* Work required: Each line from the start of the records below through the line that contains "right=0.9905, top=0.985, bottom=0.105)" should be printed exactly. Pictures are omitted.

* Charts and diagrams as code:

>> start

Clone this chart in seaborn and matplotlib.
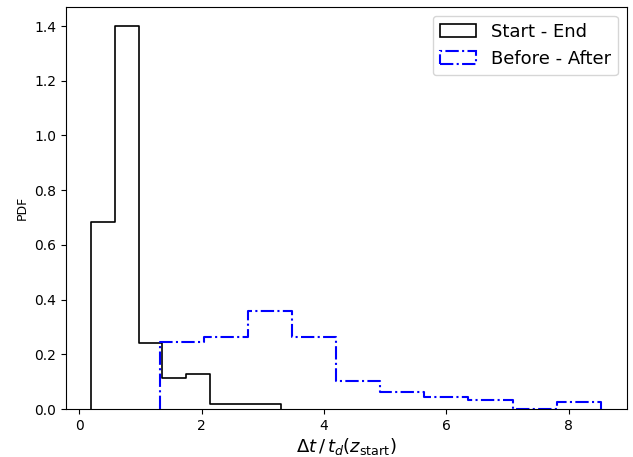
import numpy as np
import pandas as pd
import matplotlib
matplotlib.use("Agg")
import matplotlib.pyplot as plt
from matplotlib.patches import Patch
import seaborn as sns

# Black histogram ("Start - End"): bin edges and PDF heights
se_edges = [0.196, 0.583, 0.970, 1.357, 1.744, 2.131, 2.518, 2.905, 3.292]
se_heights = [0.685, 1.400, 0.240, 0.112, 0.129, 0.018, 0.018, 0.018]

# Blue histogram ("Before - After")
ba_edges = [1.32, 2.04, 2.76, 3.48, 4.20, 4.92, 5.64, 6.36, 7.08, 7.80, 8.52]
ba_heights = [0.246, 0.265, 0.359, 0.265, 0.104, 0.061, 0.043, 0.033, 0.0, 0.027]

labels = ["Start - End", "Before - After"]


def padded(edges, heights, eps=1e-6):
    """Add zero-height sliver bins at both ends so the step outline drops to 0."""
    e = [edges[0] - eps] + list(edges) + [edges[-1] + eps]
    h = [0.0] + list(heights) + [0.0]
    ea = np.asarray(e)
    c = (ea[:-1] + ea[1:]) / 2
    return [float(v) for v in e], pd.DataFrame({"x": c, "w": h})


se_bins, se_df = padded(se_edges, se_heights)
ba_bins, ba_df = padded(ba_edges, ba_heights)

fig, ax = plt.subplots(figsize=(6.33, 4.57), dpi=100)
fig.subplots_adjust(left=0.104, right=0.9905, top=0.985, bottom=0.105)

sns.histplot(data=se_df, x="x", weights="w", bins=se_bins, stat="count",
             element="step", fill=False, color="black",
             linewidth=1.2, ax=ax)
sns.histplot(data=ba_df, x="x", weights="w", bins=ba_bins, stat="count",
             element="step", fill=False, color="blue",
             linewidth=1.5, linestyle="-.", ax=ax)

ax.set_ylim(0, 1.47)
ax.set_xlim(-0.22, 8.95)
ax.set_xlabel(r"$\Delta t\,/\,t_d(z_{\rm start})$", fontsize=13, labelpad=2.5)
ax.set_ylabel("PDF", fontsize=9)
ax.tick_params(labelsize=10)

handles = [
    Patch(facecolor="none", edgecolor="black", linewidth=1.2),
    Patch(facecolor="none", edgecolor="blue", linewidth=1.5, linestyle="-."),
]
ax.legend(handles, labels, loc="upper right", fontsize=13)

fig.savefig("out.png", dpi=100)
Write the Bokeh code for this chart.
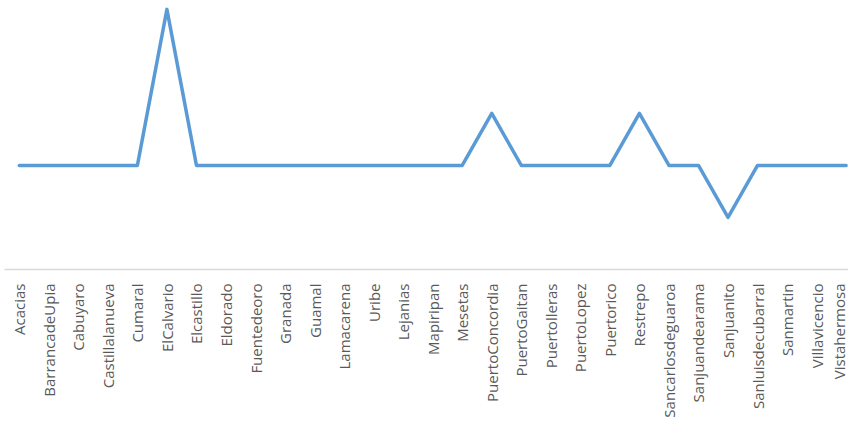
from bokeh.plotting import figure
from bokeh.models import Range1d, FixedTicker, ColumnDataSource
from bokeh.embed import file_html
from bokeh.resources import INLINE

categories = ["Acacias", "BarrancadeUpia", "Cabuyaro", "Castillalanueva", "Cumaral",
              "ElCalvario", "Elcastillo", "Eldorado", "Fuentedeoro", "Granada", "Guamal",
              "Lamacarena", "Uribe", "Lejanias", "Mapiripan", "Mesetas", "PuertoConcordia",
              "PuertoGaitan", "Puertolleras", "PuertoLopez", "Puertorico", "Restrepo",
              "Sancarlosdeguaroa", "Sanjuandearama", "Sanjuanito", "Sanluisdecubarral",
              "Sanmartin", "Villavicencio", "Vistahermosa"]
values = [0, 0, 0, 0, 0, 3, 0, 0, 0, 0, 0, 0, 0, 0, 0, 0, 1, 0, 0, 0, 0, 1, 0, 0, -1, 0, 0, 0, 0]

idx = list(range(len(categories)))
src = ColumnDataSource(data=dict(x=idx, y=values, name=categories))

p = figure(width=848, height=428, output_backend="svg", toolbar_location=None,
           x_range=Range1d(-0.5, 28.08), y_range=Range1d(-2, 3.17),
           y_axis_location=None, min_border_left=4, min_border_right=0,
           min_border_top=0, min_border_bottom=159)
p.outline_line_color = None
p.xgrid.visible = False
p.ygrid.visible = False

p.line("x", "y", source=src, line_color="#5b9bd5", line_width=3.5,
       line_join="round", line_cap="round")

ax = p.xaxis[0]
ax.ticker = FixedTicker(ticks=idx)
ax.major_label_overrides = {i: c for i, c in zip(idx, categories)}
ax.major_label_orientation = 3.14159265 / 2
ax.major_tick_in = 0
ax.major_tick_out = 0
ax.minor_tick_in = 0
ax.minor_tick_out = 0
ax.axis_line_color = "#d9d9d9"
ax.axis_line_width = 1.5
ax.major_label_standoff = 14
ax.major_label_text_font = "Open Sans"
ax.major_label_text_font_size = "15px"
ax.major_label_text_color = "#595959"

open("out.html", "w").write(file_html(p, INLINE))
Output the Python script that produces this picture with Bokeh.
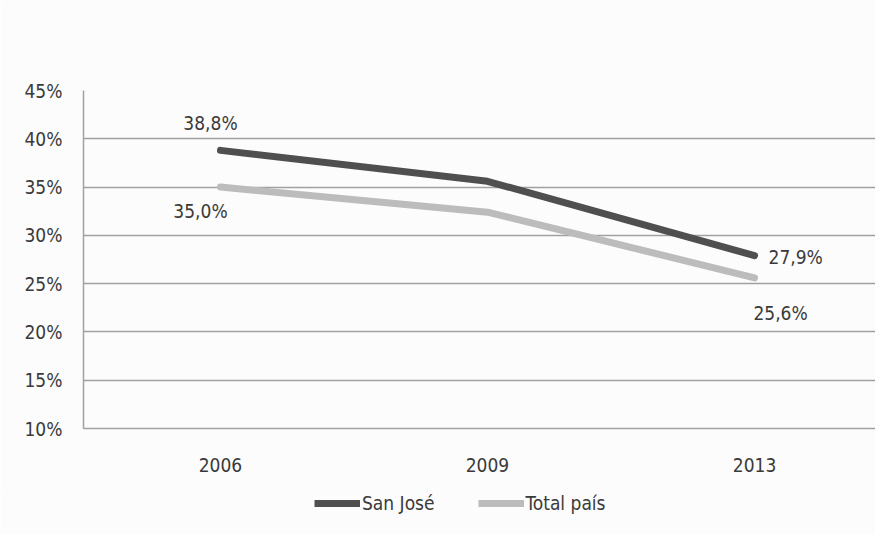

>> end

* Complete output:
Clone this chart in seaborn and matplotlib.
import numpy as np
import pandas as pd
import matplotlib
matplotlib.use("Agg")
import matplotlib.pyplot as plt
from matplotlib.patches import Patch
import seaborn as sns

# Black histogram ("Start - End"): bin edges and PDF heights
se_edges = [0.196, 0.583, 0.970, 1.357, 1.744, 2.131, 2.518, 2.905, 3.292]
se_heights = [0.685, 1.400, 0.240, 0.112, 0.129, 0.018, 0.018, 0.018]

# Blue histogram ("Before - After")
ba_edges = [1.32, 2.04, 2.76, 3.48, 4.20, 4.92, 5.64, 6.36, 7.08, 7.80, 8.52]
ba_heights = [0.246, 0.265, 0.359, 0.265, 0.104, 0.061, 0.043, 0.033, 0.0, 0.027]

labels = ["Start - End", "Before - After"]


def padded(edges, heights, eps=1e-6):
    """Add zero-height sliver bins at both ends so the step outline drops to 0."""
    e = [edges[0] - eps] + list(edges) + [edges[-1] + eps]
    h = [0.0] + list(heights) + [0.0]
    ea = np.asarray(e)
    c = (ea[:-1] + ea[1:]) / 2
    return [float(v) for v in e], pd.DataFrame({"x": c, "w": h})


se_bins, se_df = padded(se_edges, se_heights)
ba_bins, ba_df = padded(ba_edges, ba_heights)

fig, ax = plt.subplots(figsize=(6.33, 4.57), dpi=100)
fig.subplots_adjust(left=0.104, right=0.9905, top=0.985, bottom=0.105)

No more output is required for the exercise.